Enter Ravello Cloud Service
Now that I’ve updated your noodle on the Oracle Cloud offering, let’s shift gears back towards Ravello. If you’re new to the company, the offering is essentially an overlay cloud service that allows you to take any VMware based application, using one or more virtual machines, and run it in any cloud without making any changes to the workload, network, or storage. In a nutshell, it consists of nested virtualization engine, overlay networking, and storage overlay.
The nested virtualization engine is designed to run on already virtualized hardware by using a binary translation for direct execution. This is used to expose VMware or KVM virtual devices to run a VM on anyone’s cloud. The overlay networking provides the distributed switch / router / network services needed to grant a “clean” L2 network to the virtual machines. This handles the requirements around static IPs, VLANs, VXLANs, PXE booting, and network appliances. And the storage overlay obviously handles the required block storage needed by the workloads.
This begs the question – after a year of sharpening pencils and guzzling coffee, what has the Ravello team been up to?
Future Expectations
Here are some of my notes on what the team is bringing to bear.
Expect a global routing network with public IPs in every geography with over 30 regions available by the end of this year.
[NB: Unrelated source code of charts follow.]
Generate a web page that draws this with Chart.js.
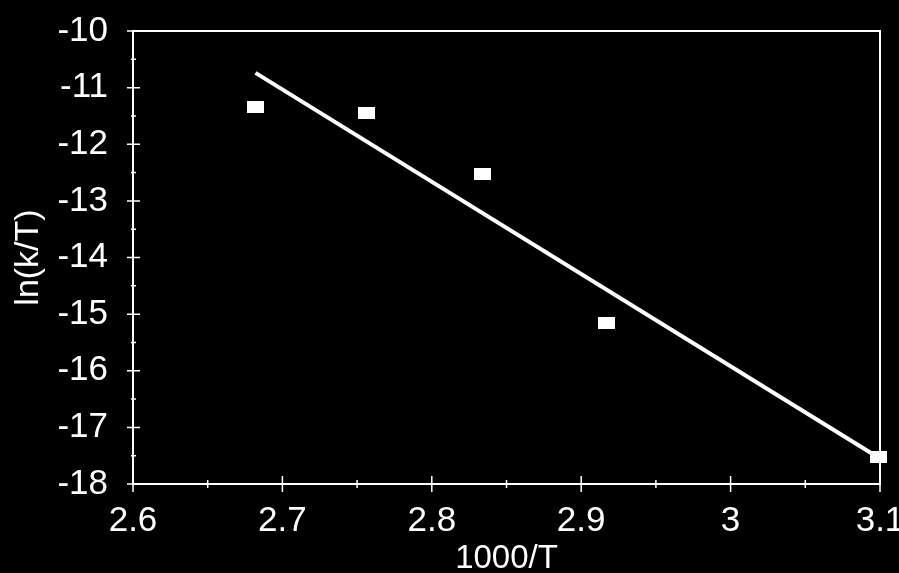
<!DOCTYPE html>
<html>
<head>
<meta charset="utf-8">
<script src="https://cdn.jsdelivr.net/npm/chart.js@4/dist/chart.umd.min.js"></script>
<style>
html,body{margin:0;padding:0;background:#000;}
#wrap{width:899px;height:573px;position:relative;}
</style>
</head>
<body>
<div id="wrap"><canvas id="c" width="899" height="573"></canvas></div>
<script>
// Data
const xValues = [2.682, 2.756, 2.834, 2.917, 3.099];
const yValues = [-11.34, -11.45, -12.52, -15.15, -17.53];
const fitX = [2.682, 3.097];
const fitY = [-10.74, -17.50];
const xTickLabels = ['2.6', '2.7', '2.8', '2.9', '3', '3.1'];
const yTickLabels = ['-10', '-11', '-12', '-13', '-14', '-15', '-16', '-17', '-18'];
const xTitle = '1000/T';
const yTitle = 'ln(k/T)';

const FONT = '"Liberation Sans", Arial, sans-serif';

// white rectangular marker
const marker = document.createElement('canvas');
marker.width = 17; marker.height = 12;
{ const m = marker.getContext('2d'); m.fillStyle = '#fff'; m.fillRect(0, 0, 17, 12); }

const frameAndTicks = {
  id: 'frameAndTicks',
  afterDatasetsDraw(chart) {
    const ctx = chart.ctx, a = chart.chartArea;
    const xs = chart.scales.x, ys = chart.scales.y;
    ctx.save();
    ctx.strokeStyle = '#fff';
    ctx.lineWidth = 2;
    ctx.strokeRect(a.left, a.top, a.right - a.left, a.bottom - a.top);
    ctx.lineWidth = 1.5;
    ctx.beginPath();
    xs.ticks.forEach((t, i) => {
      const p = xs.getPixelForValue(t.value);
      ctx.moveTo(p, a.bottom - 8); ctx.lineTo(p, a.bottom + 8);
      if (i < xs.ticks.length - 1) {
        const q = xs.getPixelForValue((t.value + xs.ticks[i + 1].value) / 2);
        ctx.moveTo(q, a.bottom - 4); ctx.lineTo(q, a.bottom + 4);
      }
    });
    ys.ticks.forEach((t, i) => {
      const p = ys.getPixelForValue(t.value);
      ctx.moveTo(a.left - 6, p); ctx.lineTo(a.left + 7, p);
      if (i < ys.ticks.length - 1) {
        const q = ys.getPixelForValue((t.value + ys.ticks[i + 1].value) / 2);
        ctx.moveTo(a.left - 2, q); ctx.lineTo(a.left + 3, q);
      }
    });
    ctx.stroke();
    ctx.restore();
  }
};

new Chart(document.getElementById('c'), {
  type: 'scatter',
  data: {
    datasets: [
      {
        type: 'line',
        data: fitX.map((x, i) => ({ x, y: fitY[i] })),
        borderColor: '#fff',
        borderWidth: 4,
        pointRadius: 0,
        fill: false,
        clip: false
      },
      {
        data: xValues.map((x, i) => ({ x, y: yValues[i] })),
        pointStyle: marker,
        pointRadius: 8,
        backgroundColor: '#fff',
        borderColor: '#fff',
        clip: false
      }
    ]
  },
  options: {
    responsive: false,
    animation: false,
    events: [],
    layout: { padding: { left: 0, right: 19, top: 31, bottom: -6 } },
    plugins: { legend: { display: false }, tooltip: { enabled: false } },
    scales: {
      x: {
        type: 'linear',
        min: 2.6, max: 3.1,
        grid: { display: false, drawTicks: false },
        border: { display: false },
        ticks: {
          stepSize: 0.1,
          color: '#fff',
          font: { family: FONT, size: 35 },
          padding: 16,
          maxRotation: 0,
          autoSkip: false,
          callback: (v, i) => xTickLabels[i]
        },
        title: {
          display: true,
          text: xTitle,
          color: '#fff',
          font: { family: FONT, size: 33 },
          padding: { top: 0, bottom: 0 }
        },
        afterFit: s => { s.height = 95; s.paddingLeft = 0; s.paddingRight = 0; }
      },
      y: {
        type: 'linear',
        min: -18, max: -10,
        grid: { display: false, drawTicks: false },
        border: { display: false },
        ticks: {
          stepSize: 1,
          color: '#fff',
          font: { family: FONT, size: 35 },
          padding: 25,
          autoSkip: false,
          callback: (v, i, arr) => yTickLabels[arr.length - 1 - i]
        },
        title: {
          display: true,
          text: yTitle,
          color: '#fff',
          font: { family: FONT, size: 34 },
          padding: { top: 8, bottom: 0 }
        },
        afterFit: s => { s.width = 133; s.paddingTop = 0; s.paddingBottom = 0; }
      }
    }
  },
  plugins: [{
    id: 'bg',
    beforeDraw(c) { const x = c.ctx; x.save(); x.fillStyle = '#000'; x.fillRect(0, 0, c.width, c.height); x.restore(); }
  }, frameAndTicks]
});
</script>
</body>
</html>
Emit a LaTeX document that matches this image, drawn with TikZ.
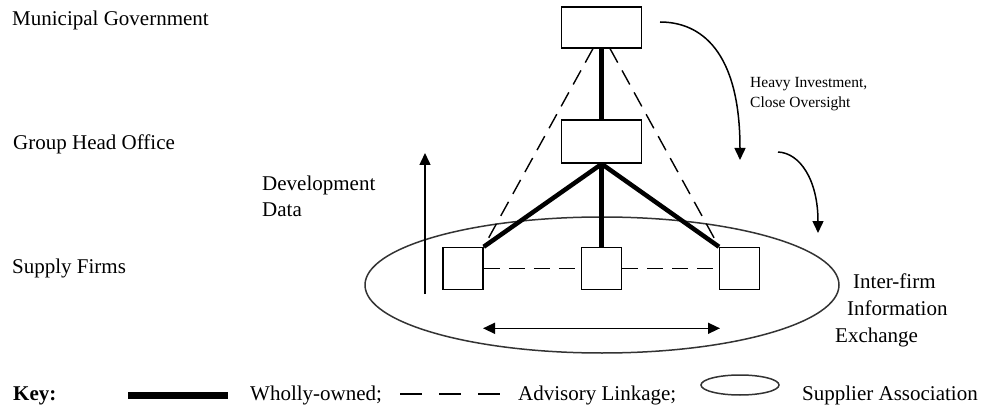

Today, it appears around 20 are already available globally with another 10 coming online in the future.
With the availability of bare metal via the Oracle Cloud environment, Ravello has the ability to use both hardware assisted nested virtualization (by way of virtualization extensions) and running on bare metal. This would result in HVX running directly on the host itself without having to form a virtual machine abstraction layer which is the architecture of nested virtualization. Performance gains of 550% or more were promoted as a big advantage of using hardware to assist in the execution process (when compared to purely using software).
Size matters. Because not all application stacks are created equal, Ravello is aiming to support virtual machines using 32 vCPUs and 200 GB of RAM. To be clear, the size I refer to is of a single virtual machine; if you have a multiple virtual machine application, you can deploy them using smaller VMs today.
Host anti-affinity to ensure that failover pairs are created to dodge the single point of failure bullet for tiered applications. This can also be done for performance reasons where resource hungry workloads would not share the same underlying host. Additionally, Ravello plans to detect and restart virtual machines when a failure is detected.
From a data sovereignty perspective, workloads can already be locked down to run in specific cloud regions. Enhancements are on the way to restrict library stored images to only be stored in specific regions. This prevents images – which contain all of the sensitive information that still lives within governance requirements – from being stored in locations that are not deemed allowable by security and compliance teams.
Thoughts
The idea is to target most of the enterprise that has been ignored by the remainder of the world. Those unsexy, heavy, old applications that chug along and fill most company’s coffers with cash. It’s not all that feasible to refactor these applications in the near term, so providing a cloud environment that can go down to the bare metal for the 5% of “really tough” applications is offered as something the enterprise would like to consume when compared to co-locations or running their own data centers. For the remainder – the 95% or so of general purpose and “simpler” applications – the use of Ravello can be leveraged to essentially do a binary copy of the applications directly into Oracle’s cloud offering. These level of effort is advertised as being quite low due to the presentation of network, storage, and compute topologies by Ravello.
It sounds neat. But, there’s still a lot of work to be done. To be fair, the Oracle team admits as much but seems eager to roll up their sleeves and “dig the 100 feet necessary to pour a really solid foundation” for the data center.